中国、原油と金の準備を増やす 戦争に備えるか?

2023/08/18
更新: 2023/08/18

パンデミック後の中国の景気回復は、エコノミストの予想を下回り、様々な指標が経済の失速を示唆している。にもかかわらず、中国は原油を買い増している。

中国で金価が高騰

中国人民銀行 (以下、人民銀)は7月、9か月連続で金準備を増やしたと発表した。人民銀は先月に23トンの金を購入し、現在、総保有量は2137トンとなっている。

2023年上半期の中国の金輸入量は792トンで、前年同期比98%増加した。しかし、6月の金輸入は前月比29%減の98トンとなった。

中国は昨年11月以来、金買いを続け、今年前半には金準備を103トン増やした。ワールド・ゴールド・カウンシル(WGC)のアナリストは、この金買い増しは下半期も続くと見ている。

WGCはまた、過去18か月間で金を最も多く購入してきた他の中央銀行も、引き続き金保有を増やすと予想している。

「回答者の10人に7人が、世界の金準備が今後12か月で増加すると考えている。これは昨年の調査から大幅に増加している。そのため、人民銀の金需要が、昨年下半期に見られたレベルに匹敵する可能性は低いものの、今後数四半期にわたって楽観的な見方を維持している」とWGCは表明した。

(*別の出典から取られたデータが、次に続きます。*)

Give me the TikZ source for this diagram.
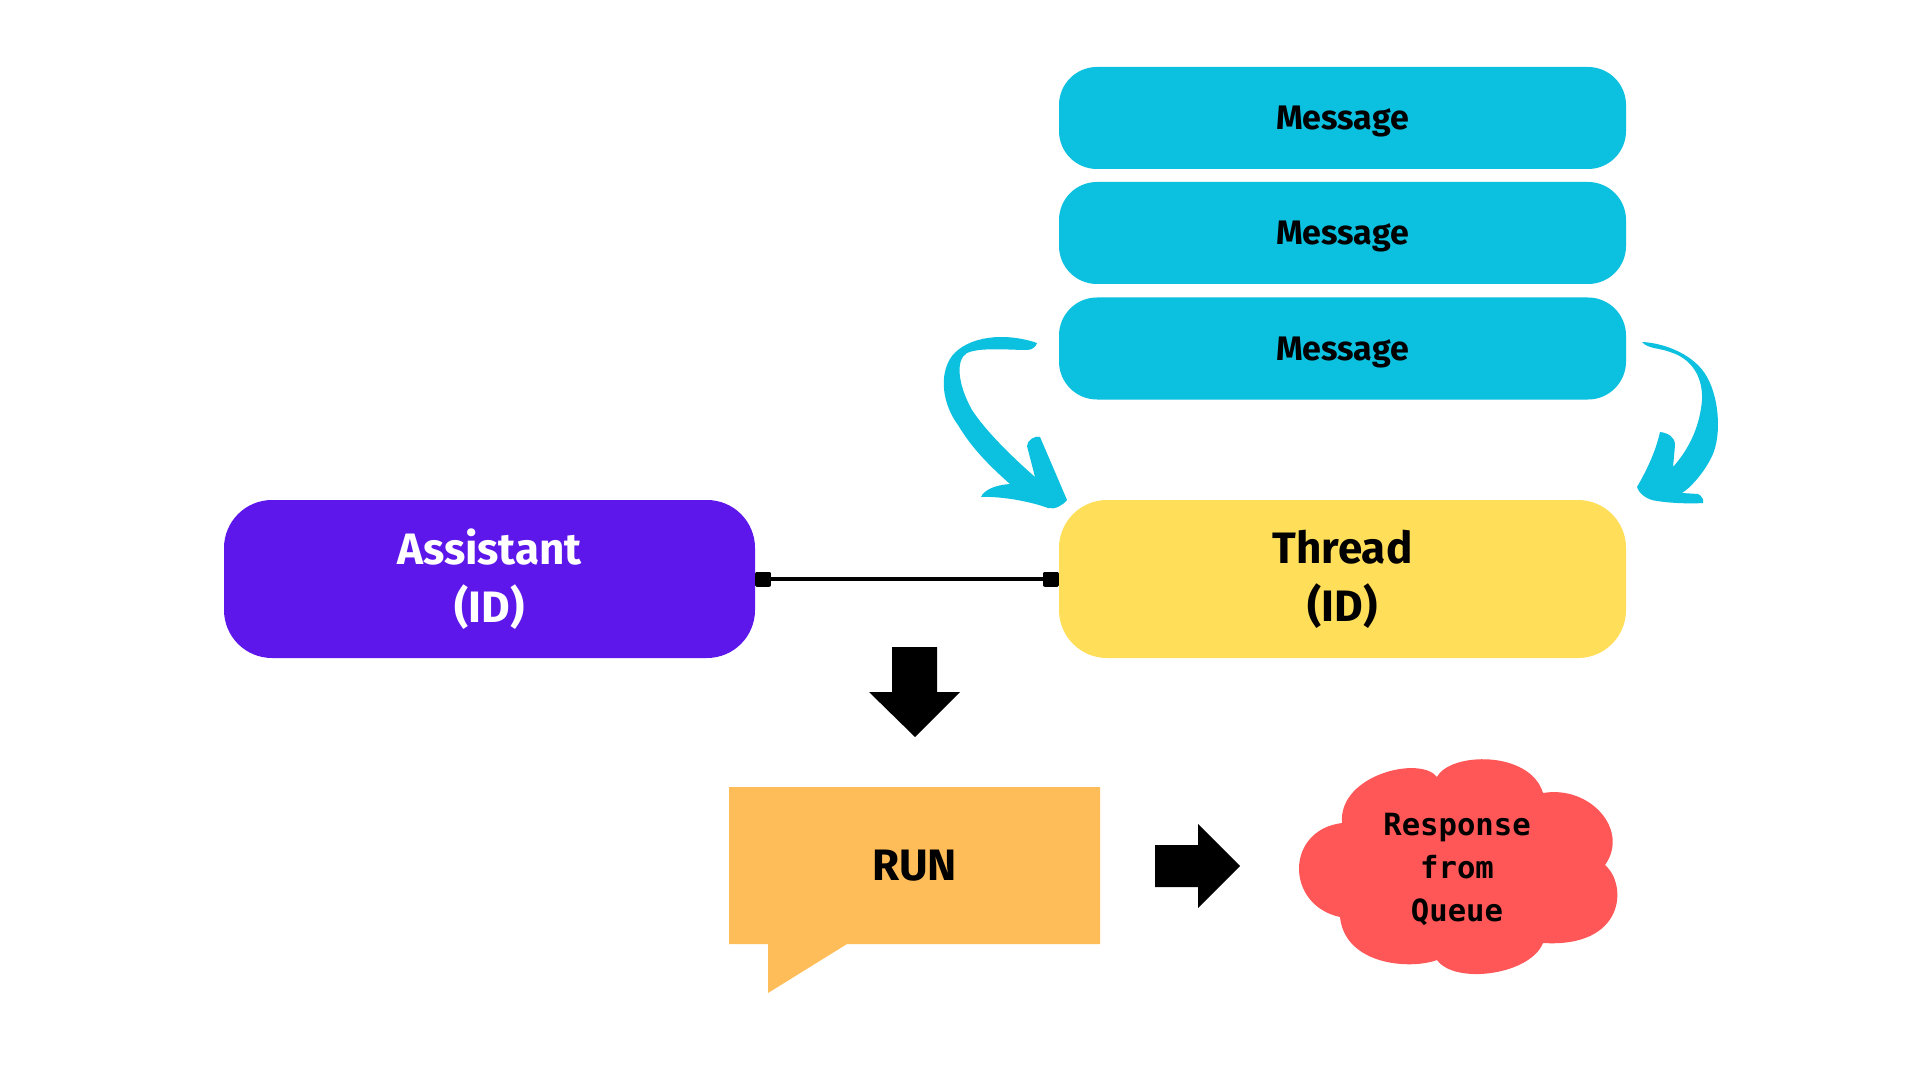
\documentclass[tikz,border=0pt]{standalone}
\usepackage{fontspec}
\setmainfont{Fira Sans}
\newfontfamily\monof{DejaVu Sans Mono}
\usetikzlibrary{arrows.meta}
\definecolor{cyanc}{HTML}{0CC0DF}
\definecolor{purplec}{HTML}{5E17EB}
\definecolor{yellowc}{HTML}{FFDE59}
\definecolor{orangec}{HTML}{FFBD59}
\definecolor{redc}{HTML}{FF5757}
\tikzset{
  msgbox/.style={fill=cyanc, rounded corners=19pt, minimum width=283.5pt, minimum height=51pt, inner sep=0pt,
    text height=11.8pt, text depth=0pt,
    font=\fontsize{17}{20}\selectfont\bfseries, text=black},
  bigbox/.style={rounded corners=24pt, minimum height=79pt, inner sep=0pt, align=center,
    font=\fontsize{22}{29}\selectfont\bfseries},
  sqline/.style={line width=2pt, {Square[length=8pt,width=7.5pt,round]}-{Square[length=8pt,width=7.5pt,round]}},
}
\begin{document}
\begin{tikzpicture}[x=0.5pt,y=-0.5pt]
\useasboundingbox[fill=white] (0,0) rectangle (1920,1080);

% messages
\node[msgbox] (m1) at (1342.5,118) {Message};
\node[msgbox] (m2) at (1342.5,233) {Message};
\node[msgbox] (m3) at (1342.5,348.5) {Message};

% main boxes
\node[bigbox, fill=purplec, text=white, minimum width=265.5pt] (asst) at (489.5,579) {Assistant\\(ID)};
\node[bigbox, fill=yellowc, text=black, minimum width=283.5pt] (thread) at (1342.5,579) {Thread\\(ID)};

% connector
\draw[sqline] (asst.east) -- (thread.west);

% left brush arrow
\fill[cyanc] (1037,343)
 .. controls (1005,332) and (968,336) .. (952,356)
 .. controls (938,375) and (943,405) .. (958,425)
 .. controls (970,445) and (985,462) .. (1010,484)
 .. controls (995,485) and (984,490) .. (981,497)
 .. controls (1005,496) and (1035,503) .. (1048,508)
 .. controls (1055,510) and (1063,505) .. (1067,500)
 -- (1040,437)
 .. controls (1036,435) and (1027,440) .. (1027,446)
 -- (1035,477)
 .. controls (1010,455) and (985,430) .. (972,410)
 .. controls (958,385) and (955,360) .. (967,353)
 .. controls (980,347) and (1010,350) .. (1027,350)
 .. controls (1033,350) and (1036,346) .. (1037,343) -- cycle;

% right brush arrow
\fill[cyanc] (1642,342)
 .. controls (1665,343) and (1695,355) .. (1707,377)
 .. controls (1720,400) and (1722,440) .. (1710,460)
 .. controls (1702,475) and (1690,488) .. (1682,493)
 -- (1698,494)
 .. controls (1702,496) and (1704,500) .. (1703,503)
 .. controls (1690,504) and (1665,503) .. (1652,500)
 .. controls (1645,498) and (1638,492) .. (1637,487)
 .. controls (1648,468) and (1656,450) .. (1660,432)
 .. controls (1668,433) and (1675,437) .. (1675,445)
 -- (1673,467)
 .. controls (1690,448) and (1700,425) .. (1702,400)
 .. controls (1703,375) and (1690,358) .. (1670,352)
 .. controls (1660,348) and (1648,349) .. (1642,342) -- cycle;

% down block arrow
\fill[black] (892,647) -- (937,647) -- (937,692) -- (960,692) -- (915,737) -- (869,692) -- (892,692) -- cycle;

% RUN callout
\fill[orangec] (729,787) -- (1100,787) -- (1100,944) -- (847,944) -- (768,993) -- (768,944) -- (729,944) -- cycle;
\node[font=\fontsize{22}{26}\selectfont\bfseries] (run) at (914.5,865.5) {RUN};

% right block arrow
\fill[black] (1155,845) -- (1198,845) -- (1198,824) -- (1240,866) -- (1198,908) -- (1198,887) -- (1155,887) -- cycle;

% cloud
\fill[redc] (1342,823)
 .. controls (1338,775) and (1420,755) .. (1437,777)
 .. controls (1450,752) and (1530,750) .. (1543,793)
 .. controls (1590,785) and (1630,830) .. (1605,865)
 .. controls (1628,885) and (1625,948) .. (1543,943)
 .. controls (1530,975) and (1455,985) .. (1437,960)
 .. controls (1410,970) and (1345,965) .. (1340,917)
 .. controls (1285,905) and (1285,830) .. (1342,823) -- cycle;
\node[align=center, font=\monof\fontsize{15.3}{21.5}\selectfont\bfseries] (resp) at (1457,869) {Response\\from\\Queue};
\end{tikzpicture}
\end{document}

INGグループのアナリストは、金は 「不安定な時期」 に魅力的な資産であるため、人民銀をはじめとする中央銀行が金を買い漁っているとみている。

INGのコモディティ・ストラテジストであるエワ・マンセイ氏は「地政学的緊張だけでなく、経済情勢を理由に、人民銀は金購入を続けるだろう」 と述べた。

北京は金の大量購入に加え、金の採掘量も増やしている。

2023年第1四半期、中国の金採掘量は 「複数の要因が重なったため」 前年同期比3%増加した。

中国が戦争に備えて金を購入しているとの憶測もある。

ロシアは、2014年のクリミア侵攻で米国主導の制裁を受けた後、膨大な量の金を蓄積し、脱ドル化を進めていた。モスクワの軍資金の大部分を金が占めているため、クレムリンは国際金融市場から追放される痛みを和らげることができた。

特に習近平国家主席が中国軍に対し、戦争が起きた場合には「すべてのエネルギーを戦闘に集中させる」よう指示した後では、中国もこのような情勢に備えているのかもしれない。

中国、原油輸入を増やしている

第2四半期のGDPは6.5%と予想を下回り、製造業は4か月連続でマイナス成長に陥っているなど経済が低迷しているにもかかわらず、中国は石油の購入を増やしている。

2023年7月、中国は1日平均で約1029万バレルの石油を輸入し、前年同月比で17%増加した。S&Pグローバル・コモディティ・インサイツによると、2023年上半期の燃料油の総輸入量は前年同期比で約155%増加した。

エネルギー研究所のInstitute for Energy Researchは「ロックダウンからの景気回復が遅く、総需要も低い。にもかかわらず、中国はエネルギー安全保障を確保するために、記録的な量の石油を輸入し、国内の石油生産を記録的水準近くまで引き上げている」 と指摘した。

天然ガスは、国のエネルギー安全保障の取り組みにおいても重要な役割を果たしてきた。中国は、エネルギー商品を長期間にわたり購入する計画を立てており、今年、世界最大の液化天然ガス輸入国となる見込みだ。

景気低迷

エネルギーや金を大量に購入しても、2024年に中国経済は停滞する可能性があると市場アナリストは予測している。

「投資家や消費者の信頼喪失、人口減少、不動産危機、デフレーションの兆候が、中国経済がより長期的な経済停滞に陥る可能性を示唆している。そのため、景気刺激策やその有効性に対する投資家の楽観的な見方が急速に後退する可能性がある」とスイスクオート銀行のシニアアナリスト、イペック・オズカルデスカヤ氏は述べている。

キャピタル・エコノミクスによると、中国の潜在成長率は今年、パンデミック前の5%から3%に落ち込んだ。

チャイナ・エコノミクスの責任者であるジュリアン・エバンス=プリチャード氏は次のように述べた。「これは、コロナ発生以来、最も急激な減速である。公式のGDPデータは、最近の低迷を十分に反映していないが、すう勢成長率の著しい低下と一致している。主な原因はパンデミックではなく、不動産部門の構造的変化である。今年の景気回復が遅いのも、すう勢成長率低下の結果である」

北京当局が今後数か月の間にさらに財政・金融刺激策を採用すると戦略家が予想している中、当局は莫大な量の金と原油を購入し続けるだろうか。